Last night I was watching God Tv and thinking about how the day had not gone as well as I would have liked. We had court and although it did not go poorly, not much was accomplished. I have been praying for a divine intervention to bring my husband home. So, as I am sitting in my comfy chair, holding a sleeping princess, I just kept thinking "broken, I am so broken." The tv caught my attention and one of my guys said something to the fact of "sometimes God has to allow us to be broken so he can fill us back up." Holy Hannah! It then made so much sense to me. We had allowed ourselves, and in turn our family, to fall away from God (not intentionally) and that allowed these things to happen. The good thing, is that it has made both Steve and I literally hit our knees. We have each reconnected with our Savior and in turn, with each other.

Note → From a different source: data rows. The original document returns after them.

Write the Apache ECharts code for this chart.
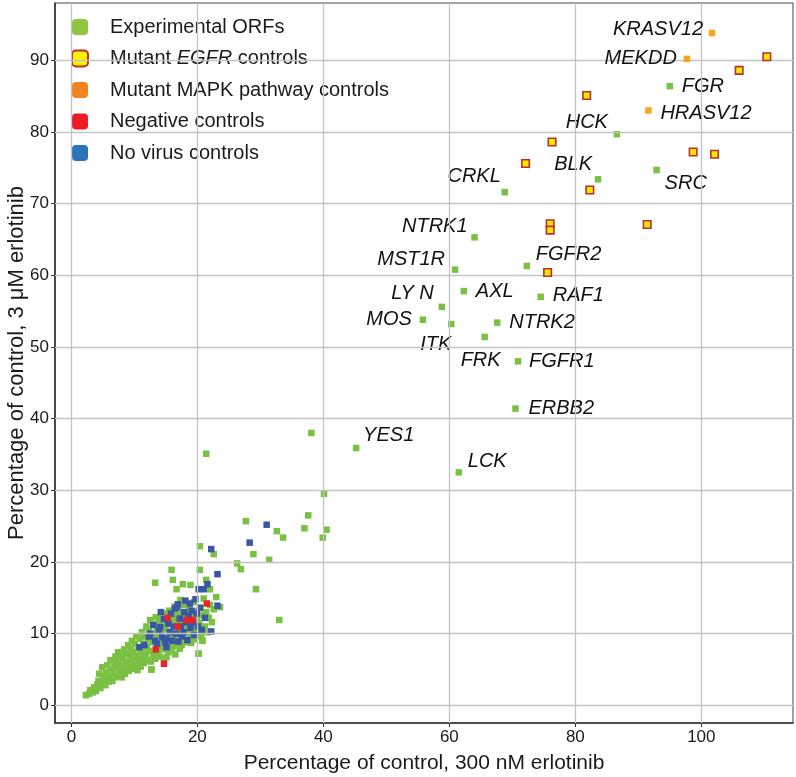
<!DOCTYPE html>
<html>
<head>
<meta charset="utf-8">
<script src="https://cdn.jsdelivr.net/npm/echarts@6/dist/echarts.min.js"></script>
<style>
html,body{margin:0;padding:0;background:#fff;}
#chart{width:796px;height:777px;}
</style>
</head>
<body>
<div id="chart"></div>
<script>
// ---------- DATA ----------
const xTicks = [0, 20, 40, 60, 80, 100];
const yTicks = [0, 10, 20, 30, 40, 50, 60, 70, 80, 90];

const orfNames = ['FGR','HCK','BLK','SRC','CRKL','NTRK1','MST1R','FGFR2','AXL','RAF1','LY N','MOS','ITK','NTRK2','FRK','FGFR1','ERBB2','YES1','LCK'];
const orfX = [95.0,86.6,83.6,92.9,68.8,64.0,60.9,72.3,62.3,74.5,58.8,55.8,60.3,67.6,65.6,70.9,70.5,45.2,61.5];
const orfY = [86.4,79.7,73.4,74.7,71.6,65.3,60.8,61.3,57.8,57.0,55.6,53.8,53.2,53.4,51.4,48.0,41.4,35.9,32.5];

const mapkNames = ['KRASV12','MEKDD','HRASV12'];
const mapkX = [101.7, 97.7, 91.6];
const mapkY = [93.8, 90.2, 83.0];

const egfrX = [110.4,106.0,81.8,76.3,72.1,98.7,102.1,82.3,76.0,76.0,91.4,75.6];
const egfrY = [90.5,88.6,85.1,78.6,75.6,77.2,76.9,71.9,67.2,66.3,67.1,60.4];

// experimental ORFs without labels (x, y)
const greenPts = [
 [2.3,1.4],[2.8,1.6],[3.0,2.1],[3.4,1.8],[3.6,2.5],[3.9,2.0],[4.1,2.9],[4.3,3.4],[4.6,2.4],[4.8,3.0],[4.4,4.4],[4.9,5.3],[5.2,3.6],[5.0,4.1],
 [5.4,2.8],[5.5,4.6],[5.7,5.6],[5.9,3.3],[6.0,4.0],[6.2,6.3],[6.3,5.0],[6.5,3.4],[6.6,4.4],[6.8,5.9],[6.9,3.9],[7.0,6.8],[7.1,5.2],[7.3,4.1],[7.4,7.4],[7.6,6.1],[7.7,4.7],[7.8,5.6],[7.9,7.0],[8.0,3.9],
 [8.2,6.6],[8.3,5.0],[8.4,7.8],[8.5,4.4],[8.7,6.0],[8.8,7.2],[8.9,5.4],[9.0,8.4],[9.1,4.8],[9.3,6.8],[9.4,7.9],[9.5,5.9],[9.6,9.0],[9.7,5.1],[9.8,7.4],[10.0,6.4],[10.1,8.6],[10.2,5.5],[10.3,9.6],[10.4,7.0],[10.5,4.9],[10.6,8.0],[10.8,6.2],[10.9,9.3],[11.0,7.5],[11.0,5.4],
 [11.2,10.2],[11.3,6.7],[11.4,8.6],[11.5,5.9],[11.6,9.6],[11.8,7.2],[11.9,11.0],[12.0,8.1],[12.1,6.3],[12.2,9.2],[12.3,10.4],[12.4,7.6],[12.5,11.9],[12.6,6.1],[12.7,5.0],[12.8,8.8],[12.9,10.0],[13.0,7.0],[13.1,11.3],[13.2,9.4],[13.3,6.5],[13.4,12.3],[13.5,8.3],[13.6,10.7],[13.7,7.3],[13.8,9.8],[13.9,11.8],[14.0,6.8],
 [14.1,12.1],[14.2,8.6],[14.3,10.2],[14.4,7.8],[14.5,11.0],[14.6,9.2],[14.7,6.4],[14.8,12.8],[14.9,8.1],[15.0,10.6],[15.1,6.7],[15.2,11.6],[15.3,9.0],[15.4,7.4],[15.5,13.2],[15.6,10.0],[15.7,8.5],[15.8,11.9],[15.9,7.8],[16.0,9.6],[16.1,12.6],[16.2,8.2],[16.3,10.9],[16.4,13.8],[16.5,7.1],[16.6,11.3],[16.7,9.1],[16.8,12.2],[16.9,8.6],[17.0,10.4],
 [17.1,13.0],[17.2,7.9],[17.3,11.7],[17.4,9.5],[17.5,8.4],[17.6,12.5],[17.7,10.1],[17.9,14.0],[18.0,9.0],[18.1,11.2],[18.3,12.9],[18.4,8.8],[18.5,10.6],[18.7,13.5],[18.8,9.7],[18.9,11.6],[19.0,8.7],[19.2,12.4],[19.3,10.3],[19.4,14.4],[19.5,9.2],[19.7,11.0],[19.8,13.1],[20.0,10.0],[20.0,12.0],
 [20.2,7.2],[20.3,11.4],[20.5,13.6],[20.6,9.6],[20.8,12.6],[20.8,9.0],[21.0,14.9],[21.2,11.0],[21.4,13.0],[21.6,10.2],[21.8,12.2],[22.0,14.0],[22.3,11.6],[22.6,13.4],[17.3,14.7],
 [38.1,38.0],[21.4,35.1],[40.1,29.5],[37.6,26.5],[27.7,25.7],[37.0,24.7],[40.5,24.5],[32.6,24.3],[33.6,23.4],[39.9,23.4],[20.4,22.2],[22.6,21.1],[28.9,21.1],[31.4,20.3],[26.3,19.8],[26.9,19.0],[20.4,18.9],[15.9,18.9],[16.1,17.5],[13.3,17.1],[17.7,16.9],[18.9,16.8],[16.7,16.2],[21.4,17.5],[22.0,16.2],[29.3,16.2],[23.0,15.1],[23.6,13.7],[33.0,11.9],[20.2,7.2],[20.8,9.0],[12.7,5.0]
];

const bluePts = [
 [10.8,8.1],[11.6,8.4],[12.3,9.6],[12.5,10.0],[13.0,11.2],[13.3,9.0],[13.6,8.6],[13.9,10.4],[14.1,10.9],[14.2,13.0],[14.4,9.5],[14.7,12.0],[14.9,8.8],[15.1,9.3],[15.1,8.1],[15.4,11.4],[15.6,10.2],[15.8,12.8],[16.0,9.0],[16.2,11.0],[16.4,13.5],[16.6,10.0],[16.8,13.7],[16.9,14.1],[17.0,8.9],[17.2,12.1],[17.4,11.0],[17.6,9.6],[17.8,10.2],[17.9,13.0],[18.1,14.6],[18.2,11.6],[18.4,9.1],[18.6,12.5],[18.8,14.2],[18.9,10.8],[19.1,13.2],[19.3,11.6],[19.5,9.8],[19.7,14.8],[19.9,12.8],[20.1,11.0],[20.4,13.6],[20.7,10.5],[21.2,12.2],[22.2,10.3],
 [20.2,16.2],[21.0,16.2],[21.6,16.9],[22.2,21.8],[23.2,18.3],[23.2,13.9],[28.3,22.7],[31.0,25.2]
];

const redPts = [[21.5,14.2],[15.3,12.2],[19.2,11.9],[13.4,7.8],[14.7,5.8],[16.9,11.0],[18.3,11.9]];

// ---------- STYLE ----------
const FONT = "'Liberation Sans', Arial, sans-serif";
const labelPlace = {
  KRASV12:['right',-9,-4], MEKDD:['right',-10,0], HRASV12:['left',12,3], FGR:['left',12,0],
  HCK:['right',-9,-12], BLK:['right',-6,-15], SRC:['left',8,13], CRKL:['right',-4,-16],
  NTRK1:['right',-7,-11], MST1R:['right',-10,-10], FGFR2:['left',9,-12], AXL:['left',12,0],
  RAF1:['left',12,-1], 'LY N':['right',-8,-13], MOS:['right',-11,0], ITK:['right',0,20],
  NTRK2:['left',12,0], FRK:['center',-4,23], FGFR1:['left',11,0], ERBB2:['left',13,0],
  YES1:['left',7,-13], LCK:['left',9,-11]
};
function labeled(name, x, y) {
  const p = labelPlace[name];
  return {
    name: name, value: [x, y],
    label: {
      show: true, formatter: name, position: 'inside',
      align: p[0], verticalAlign: 'middle', offset: [p[1], p[2]],
      fontFamily: FONT, fontStyle: 'italic', fontSize: 20, color: '#111'
    }
  };
}

const greenData = greenPts.map(p => ({value: p}))
  .concat(orfNames.map((n, i) => labeled(n, orfX[i], orfY[i])));
const mapkData = mapkNames.map((n, i) => labeled(n, mapkX[i], mapkY[i]));
const egfrData = egfrX.map((x, i) => [x, egfrY[i]]);

const gridLineStyle = {color: '#c4c4c4', width: 1.3, type: 'solid'};

const option = {
  animation: false,
  backgroundColor: '#fff',
  grid: {left: 55, right: 3, top: 3, bottom: 54, show: true, borderColor: '#444', borderWidth: 1,
         containLabel: false, outerBoundsMode: 'none'},
  xAxis: {
    type: 'value', min: -2.6, max: 114.55,
    name: 'Percentage of control, 300 nM erlotinib', nameLocation: 'middle', nameGap: 30,
    nameTextStyle: {fontFamily: FONT, fontSize: 21, color: '#1a1a1a'},
    axisLine: {show: true, onZero: false, lineStyle: {color: '#333', width: 1.6}},
    axisTick: {show: true, length: 4, customValues: xTicks, lineStyle: {color: '#333'}},
    axisLabel: {customValues: xTicks, fontFamily: FONT, fontSize: 17, color: '#1a1a1a', margin: 6},
    splitLine: {show: false}
  },
  yAxis: {
    type: 'value', min: -2.47, max: 98.0,
    name: 'Percentage of control, 3 \u03bcM erlotinib', nameLocation: 'middle', nameGap: 27,
    nameMoveOverlap: false,
    nameTextStyle: {fontFamily: FONT, fontSize: 22, color: '#1a1a1a'},
    axisLine: {show: true, onZero: false, lineStyle: {color: '#333', width: 1.6}},
    axisTick: {show: true, length: 4, customValues: yTicks, lineStyle: {color: '#333'}},
    axisLabel: {customValues: yTicks, fontFamily: FONT, fontSize: 17, color: '#1a1a1a', margin: 6},
    splitLine: {show: false}
  },
  legend: {
    orient: 'vertical', left: 66, top: 11,
    itemWidth: 16, itemHeight: 16, itemGap: 9.5,
    icon: 'roundRect',
    selectedMode: false,
    textStyle: {fontFamily: FONT, fontSize: 20, color: '#1a1a1a', lineHeight: 22, padding: [0,0,0,17],
      rich: {i: {fontFamily: FONT, fontSize: 20, fontStyle: 'italic', color: '#1a1a1a', lineHeight: 22}}},
    formatter: function (n) { return n === 'Mutant EGFR controls' ? 'Mutant {i|EGFR} controls' : n; },
    data: [
      {name: 'Experimental ORFs', itemStyle: {color: '#8cc63f', borderWidth: 0}},
      {name: 'Mutant EGFR controls', itemStyle: {color: '#fff200', borderColor: '#b5322c', borderWidth: 2}},
      {name: 'Mutant MAPK pathway controls', itemStyle: {color: '#f58220', borderWidth: 0}},
      {name: 'Negative controls', itemStyle: {color: '#ed1c24', borderWidth: 0}},
      {name: 'No virus controls', itemStyle: {color: '#2a74bb', borderWidth: 0}}
    ]
  },
  series: [
    {
      name: 'grid', type: 'scatter', data: [], z: 1, silent: true,
      markLine: {
        silent: true, symbol: ['none', 'none'], label: {show: false},
        lineStyle: gridLineStyle, animation: false,
        data: xTicks.map(v => ({xAxis: v})).concat(yTicks.map(v => ({yAxis: v})))
      }
    },
    {
      name: 'Experimental ORFs', type: 'scatter', symbol: 'rect', symbolSize: 6.5, z: 2,
      itemStyle: {color: '#7ac143', opacity: 1}, data: greenData
    },
    {
      name: 'No virus controls', type: 'scatter', symbol: 'rect', symbolSize: 6.5, z: 3,
      itemStyle: {color: '#3a56a6', opacity: 1}, data: bluePts
    },
    {
      name: 'Negative controls', type: 'scatter', symbol: 'rect', symbolSize: 6.5, z: 4,
      itemStyle: {color: '#ec2227', opacity: 1}, data: redPts
    },
    {
      name: 'Mutant EGFR controls', type: 'scatter', symbol: 'rect', symbolSize: 7.5, z: 5,
      itemStyle: {color: '#ffe600', borderColor: '#b5322c', borderWidth: 1.6, opacity: 1}, data: egfrData
    },
    {
      name: 'Mutant MAPK pathway controls', type: 'scatter', symbol: 'rect', symbolSize: 6.5, z: 5,
      itemStyle: {color: '#f8a51c', opacity: 1}, data: mapkData
    }
  ]
};

const chart = echarts.init(document.getElementById('chart'), null, {renderer: 'canvas'});
chart.setOption(option);
</script>
</body>
</html>
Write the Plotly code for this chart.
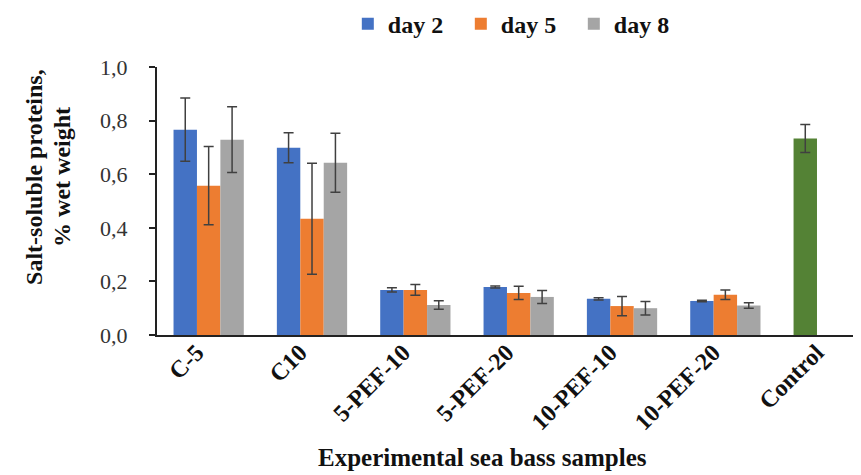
import plotly.graph_objects as go

categories = ["C-5", "C10", "5-PEF-10", "5-PEF-20", "10-PEF-10", "10-PEF-20", "Control"]
day2 = [0.766, 0.699, 0.168, 0.179, 0.135, 0.127, 0.733]
day2_err = [0.118, 0.056, 0.008, 0.004, 0.004, 0.003, 0.052]
day5 = [0.557, 0.434, 0.168, 0.157, 0.108, 0.150, None]
day5_err = [0.146, 0.207, 0.020, 0.025, 0.036, 0.018, None]
day8 = [0.729, 0.643, 0.112, 0.142, 0.100, 0.110, None]
day8_err = [0.123, 0.110, 0.016, 0.024, 0.025, 0.010, None]
y_ticks = [0.0, 0.2, 0.4, 0.6, 0.8, 1.0]
y_title_lines = ["Salt-soluble proteins,", "% wet weight"]
x_title = "Experimental sea bass samples"

blue = "#4472C4"
orange = "#ED7D31"
gray = "#A5A5A5"
green = "#548235"
err_col = "#404040"
font_family = "Liberation Serif"

day2_colors = [blue] * 6 + [green]

fig = go.Figure()
for name, vals, errs, col in [
    ("day 2", day2, day2_err, day2_colors),
    ("day 5", day5, day5_err, orange),
    ("day 8", day8, day8_err, gray),
]:
    fig.add_trace(go.Bar(
        name=name, x=categories, y=vals,
        marker=dict(color=col, line=dict(width=0)),
        error_y=dict(type="data", array=errs, visible=True, color=err_col,
                     thickness=1.5, width=5),
    ))

title_font = dict(size=24, weight="bold", family=font_family, color="#111")

fig.update_layout(
    width=861, height=475,
    margin=dict(l=149, r=0, t=59, b=148),
    paper_bgcolor="white", plot_bgcolor="white",
    barmode="group", bargap=0.32, bargroupgap=0,
    separators=",.",
    font=dict(family=font_family, color="#1a1a1a"),
    showlegend=True,
    legend=dict(orientation="h", x=0.268, xanchor="left", y=0.966, yanchor="middle",
                yref="container", entrywidth=68, entrywidthmode="pixels",
                font=dict(size=24, weight="bold", family=font_family, color="#111"),
                itemsizing="constant", traceorder="normal", itemwidth=30),
    xaxis=dict(
        range=[-0.5, 6.39],
        showline=True, linecolor="#222", linewidth=2,
        ticks="", tickangle=-45,
        tickfont=dict(size=24, weight="bold", family=font_family, color="#111"),
        ticklabelshift=-12, ticklabelstandoff=-8,
        showgrid=False, zeroline=False,
    ),
    yaxis=dict(
        range=[0, 1.0], tickvals=y_ticks, tickformat=".1f",
        showline=True, linecolor="#222", linewidth=2,
        ticks="outside", ticklen=6, tickwidth=1.5, tickcolor="#222",
        tickfont=dict(size=22, family=font_family, color="#333"),
        ticklabelstandoff=17,
        showgrid=False, zeroline=False,
    ),
    annotations=[
        dict(
            text=y_title_lines[0], textangle=-90, showarrow=False,
            xref="paper", yref="paper", x=-0.1727, y=0.59,
            xanchor="center", yanchor="middle", font=title_font,
        ),
        dict(
            text=y_title_lines[1], textangle=-90, showarrow=False,
            xref="paper", yref="paper", x=-0.1334, y=0.59,
            xanchor="center", yanchor="middle", font=title_font,
        ),
        dict(
            text=x_title, showarrow=False,
            xref="paper", yref="paper", x=0.4565, y=-0.458,
            xanchor="center", yanchor="middle",
            font=dict(size=25, weight="bold", family=font_family, color="#111"),
        ),
    ],
)

fig.write_html("out.html")
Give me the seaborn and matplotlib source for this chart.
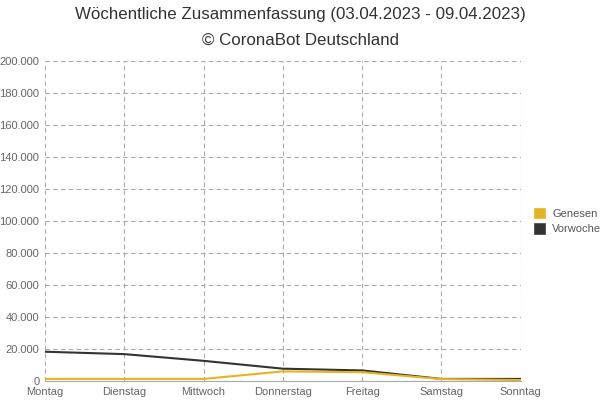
import matplotlib
matplotlib.use("Agg")
import matplotlib.pyplot as plt
import seaborn as sns
import pandas as pd
from matplotlib.ticker import FuncFormatter
from matplotlib.patches import Patch

days = ["Montag", "Dienstag", "Mittwoch", "Donnerstag", "Freitag", "Samstag", "Sonntag"]
genesen = [1300, 1300, 1300, 6000, 5500, 1200, 600]
vorwoche = [18300, 16800, 12600, 7700, 6600, 1300, 1300]

sns.set_theme(style="white")
plt.rcParams['font.family'] = ['Liberation Sans', 'DejaVu Sans']

df = pd.DataFrame({"Tag": days * 2,
                   "Wert": genesen + vorwoche,
                   "Serie": ["Genesen"] * 7 + ["Vorwoche"] * 7})
df["x"] = list(range(7)) * 2

fig = plt.figure(figsize=(6, 4), dpi=100)
ax = fig.add_axes([0.075, 0.0475, 0.793, 0.8])
colors = {"Genesen": "#e6b422", "Vorwoche": "#333333"}
sns.lineplot(data=df, x="x", y="Wert", hue="Serie", palette=colors, ax=ax,
             linewidth=1.5, legend=False, hue_order=["Vorwoche", "Genesen"])

ax.set_xlim(0, 6)
ax.set_ylim(0, 200000)
ax.set_xticks(range(7))
ax.set_xticklabels(days)
ax.set_yticks(range(0, 200001, 20000))
ax.yaxis.set_major_formatter(FuncFormatter(lambda v, p: f"{int(v):,}".replace(",", ".")))
ax.set_xlabel("")
ax.set_ylabel("")
ax.grid(True, color="#aaaaaa", linestyle=(0, (4, 3)), linewidth=0.8)
for s in ["top", "right", "left"]:
    ax.spines[s].set_visible(False)
ax.spines["bottom"].set_color("#aaaaaa")
ax.spines["bottom"].set_linewidth(0.8)
ax.tick_params(axis="both", colors="#666666", labelsize=8, length=3, width=0.8, pad=1)
ax.tick_params(axis="x", color="#aaaaaa")
ax.tick_params(axis="y", color="#aaaaaa")
for lab in ax.get_xticklabels() + ax.get_yticklabels():
    lab.set_color("#666666")

fig.text(0.5, 0.965, "Wöchentliche Zusammenfassung (03.04.2023 - 09.04.2023)",
         ha="center", va="center", fontsize=12.2, color="#333333")
fig.text(0.5, 0.9, "© CoronaBot Deutschland",
         ha="center", va="center", fontsize=12.2, color="#333333")

handles = [Patch(facecolor=colors["Genesen"], label="Genesen"),
           Patch(facecolor=colors["Vorwoche"], label="Vorwoche")]
leg = fig.legend(handles=handles, loc="center left", bbox_to_anchor=(0.888, 0.448),
                 frameon=False, fontsize=8, handlelength=1.2, handleheight=1.3,
                 handletextpad=0.55, labelspacing=0.3, borderaxespad=0, borderpad=0)
for t in leg.get_texts():
    t.set_color("#555555")

fig.savefig("out.png", dpi=100)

I can say that this is the hardest thing I have gone through as a mom and wife, yet I have peace that He is going to us it for His glory. We have been able to refocus on what the right priorities are, and start living in a way that is more pleasing to Him. Now, we just need everyone else on board so we can bring our family back together and start anew. This too shall pass. I am so glad I have an everlasting Father that can build us a shelter to weather this storm.
P.S. Went to the clinic and I have lost 10#'s since June. Hip-hip Horray!
So great those revelations! Praying and thinking for you and your family!